Güvenli oyun gruplarında yaşıtları ile bir araya geliyorlar
Özellikle şehirde büyüyen çocuklar için güvenli oyun gruplarının çocukların yaşıtları ile bir araya gelmesi açısından imkân sağladığını kaydeden Prof. Dr. T. Gül Şendil, “Oyun için uygun fiziksel ve sosyal ortamlara ihtiyaç duyulurken ne yazık ki giderek bozulan şehir ortamları çocuklar için risk oluşturmaktadır. Buna önlem olarak ortaya çıkan bir yaklaşım, çocukları akranlarıyla bir araya getirmeyi ve onlar için uygun oyun ortamları sağlamayı hedefleyen oyun gruplarıdır. Her yaş grubunda çocuklar için düzenlenen oyun gruplarında, bir yandan çocuklar yaşıtları ile bir araya getirilmekte bir yandan da onlara yaşlarına uygun güvenli ve çeşitli oyun ortamları sunulmaktadır. Her yaştan çocuklar için oyun grupları mevcuttur” şeklinde konuştu.

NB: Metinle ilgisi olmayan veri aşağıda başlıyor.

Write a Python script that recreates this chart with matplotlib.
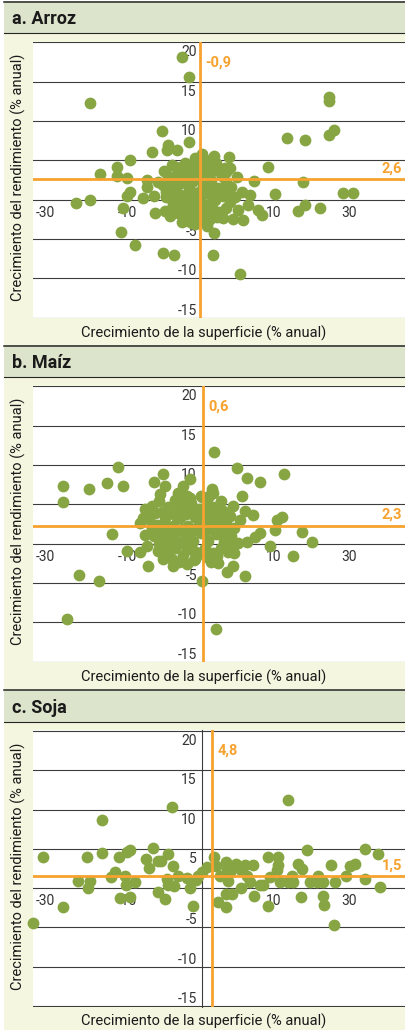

6-12 aylıktan itibaren oyun gruplarına başlanabilir
Prof. Dr. T. Gül Şendil, sözlerini şöyle tamamladı: “Ev ortamlarında özellikle yaşıtlarıyla karşılaşma şansı olmayan, yalnız büyüyen çocuklar için oyun gruplarına yaklaşık 6-12 aylıktan itibaren başlanabilir. Bu kadar küçük yaşlarda oyun gruplarına katılım doğal olarak ebeveyn desteği ile yürütülür. Oyun gruplarının en önemli işlevi, yeteri kadar oyun, oyun arkadaşı ve oyuncak fırsatı olmayan çocukları bir araya getirerek onların fiziksel, zihinsel, duygusal ve sosyal gelişimlerine katkı sağlamaktır.”